On the complaint of Saudi Arabia, the United Nations has removed the Kingdom-led coalition, fighting in Yemen, from its blacklist. The coalition was marked on the list for children deaths and injuries during military offences.
The world body’s report on children and armed conflict, released last Thursday, said the coalition was responsible for 60 percent of the child deaths and injuries in Yemen last year, killing 510 and wounding 667 others, with half the attacks being on schools and hospitals.
"Pending the conclusions of the joint review, the secretary-general removes the listing of the coalition in the report's annex," Ban's spokesman Stephane Dujarric said in a statement.
However, Saudi Arabia’s version is different on this issue.
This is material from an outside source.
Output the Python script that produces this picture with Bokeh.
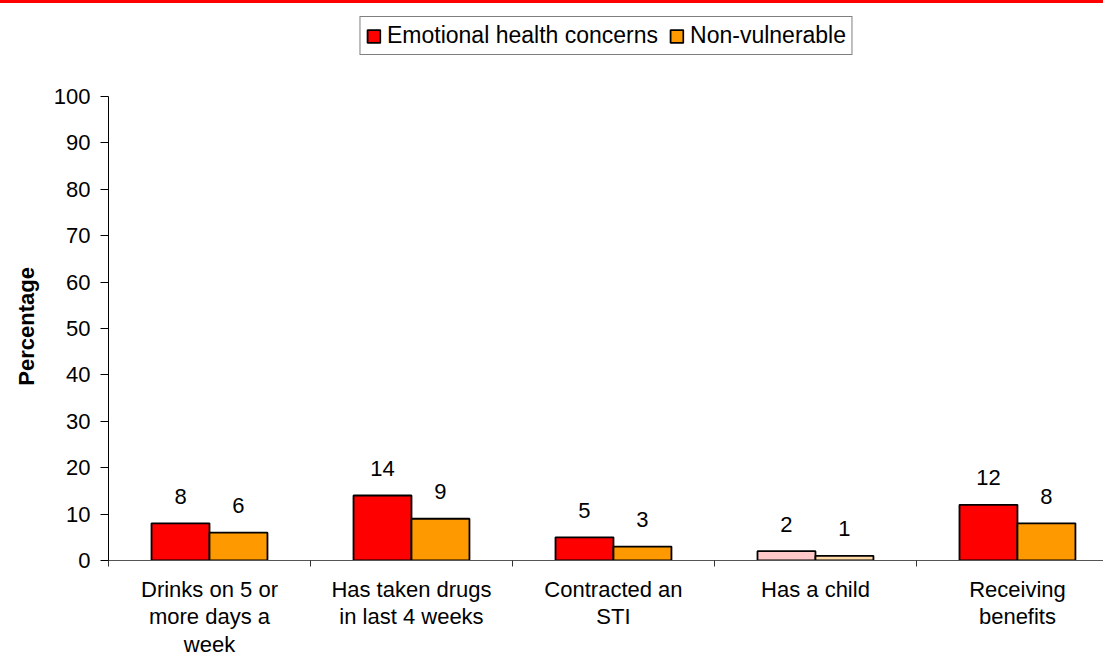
import numpy as np
from bokeh.plotting import figure
from bokeh.models import (ColumnDataSource, Range1d, FixedTicker, Legend, LegendItem,
                          InlineStyleSheet)
from bokeh.core.properties import value
from bokeh.embed import file_html
from bokeh.resources import INLINE

categories = ["Drinks on 5 or\nmore days a\nweek", "Has taken drugs\nin last 4 weeks",
              "Contracted an\nSTI", "Has a child", "Receiving\nbenefits"]
emotional = [8, 14, 5, 2, 12]
nonvulnerable = [6, 9, 3, 1, 8]
series_names = ["Emotional health concerns", "Non-vulnerable"]
y_ticks = [0, 10, 20, 30, 40, 50, 60, 70, 80, 90, 100]
y_title = "Percentage"

FONT = "Liberation Sans"
RED, ORANGE = "#FF0000", "#FF9900"
RED_LIGHT, ORANGE_LIGHT = "#FFC9C9", "#FFD9A8"
faded = [False, False, False, True, False]

n = len(categories)
centers = np.arange(n) + 0.5
bw = 0.287

src_e = ColumnDataSource(dict(
    x=centers - bw / 2, top=emotional, lab=[str(v) for v in emotional],
    color=[RED_LIGHT if f else RED for f in faded]))
src_n = ColumnDataSource(dict(
    x=centers + bw / 2, top=nonvulnerable, lab=[str(v) for v in nonvulnerable],
    color=[ORANGE_LIGHT if f else ORANGE for f in faded]))

p = figure(width=1103, height=659, output_backend="svg", toolbar_location=None,
           x_range=Range1d(0, 4.926), y_range=Range1d(0, 120.65),
           min_border_left=108, min_border_right=0, min_border_top=0, min_border_bottom=98)
p.outline_line_color = None
p.xgrid.visible = False
p.ygrid.visible = False
p.background_fill_color = "white"
p.border_fill_color = "white"
p.stylesheets = [InlineStyleSheet(css=":host::after { content: ''; position: absolute; "
                                      "left: 0; top: 0; width: 1103px; height: 3px; "
                                      "background: #FF0000; z-index: 10; }")]

r1 = p.vbar(x="x", top="top", width=bw, bottom=0, source=src_e,
            fill_color="color", line_color="black", line_width=1.8)
r2 = p.vbar(x="x", top="top", width=bw, bottom=0, source=src_n,
            fill_color="color", line_color="black", line_width=1.8)

for src in (src_e, src_n):
    p.text(x="x", y="top", text="lab", source=src, text_align="center",
           text_baseline="alphabetic", y_offset=-27, text_font_size="22px",
           text_font=value(FONT), text_color="black")

# y axis
ya = p.yaxis[0]
ya.ticker = FixedTicker(ticks=y_ticks)
ya.bounds = (0, 100)
ya.axis_line_color = "black"
ya.major_tick_line_color = "black"
ya.major_tick_out = 8
ya.major_tick_in = 0
ya.minor_tick_line_color = None
ya.major_label_text_font = FONT
ya.major_label_text_font_size = "22px"
ya.major_label_text_color = "black"
ya.major_label_standoff = 10
# trailing non-breaking spaces centre the title on the 0-100 part of the axis
ya.axis_label = y_title + "\u00a0" * 15
ya.axis_label_text_font = FONT
ya.axis_label_text_font_size = "22px"
ya.axis_label_text_font_style = "bold"
ya.axis_label_text_color = "black"
ya.axis_label_standoff = 12

# x axis: labels at category centres, tick marks at category boundaries
xa = p.xaxis[0]
xa.ticker = FixedTicker(ticks=list(centers), minor_ticks=list(np.arange(n)))
xa.major_label_overrides = {float(c): lab for c, lab in zip(centers, categories)}
xa.axis_line_color = "#555555"
xa.major_tick_out = 0
xa.major_tick_in = 0
xa.major_tick_line_color = None
xa.minor_tick_out = 6
xa.minor_tick_in = 0
xa.minor_tick_line_color = "#333333"
xa.major_label_text_font = FONT
xa.major_label_text_font_size = "22px"
xa.major_label_text_color = "black"
xa.major_label_text_line_height = 1.1
xa.major_label_standoff = 10
xa.major_label_orientation = "horizontal"

legend = Legend(items=[LegendItem(label=series_names[0], renderers=[r1], index=0),
                       LegendItem(label=series_names[1], renderers=[r2], index=0)],
                location="top_center", orientation="horizontal")
legend.label_text_font = FONT
legend.label_text_font_size = "23px"
legend.label_text_color = "black"
legend.border_line_color = "black"
legend.border_line_width = 1
legend.background_fill_alpha = 1
legend.padding = 5
legend.margin = 16
legend.spacing = 10
legend.glyph_width = 16
legend.glyph_height = 16
legend.label_standoff = 6
p.add_layout(legend, "center")

open("out.html", "w").write(file_html(p, INLINE))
The country’s UN Ambassador, Abdallah Al-Mouallimi, told media that "…this removal is final." The removal of the coalition from the blacklist was “irreversible and unconditional,” he said, adding that "We were wrongly placed on the list."
Mouallimi also contested the authenticity of the UN report, saying that the figures in the UN report was “wildly exaggerated” and that “the most up-to-date equipment in precision targeting” was used. The ambassador said that Saudi Arabia had not been consulted prior to the publication of this year's report.
The Saudi-led coalition began a military campaign in Yemen in March, last year, with the aim of preventing Houthi rebels and forces loyal to Yemen's former President Ali Abdullah Saleh from taking power.
Some 6,000 people, about half of them civilians, have been killed in Yemen since last March, according to the UN.
The Houthis, Yemen government forces and pro-government militia have been on the UN blacklist for at least five years and is considered "persistent perpetrators." Al Qaeda in the Arabian Peninsula is also on the blacklisted entities.
The UN had omitted Israel and Palestinian Hamas from the blacklist. The world body also criticised Israel over its 2014 military operations.
"After giving a similar pass to Israel last year, the UN Secretary-General’s office has hit a new low by capitulating to Saudi Arabia’s brazen pressure," said Philippe Bolopion, deputy director for global advocacy at Human Rights Watch.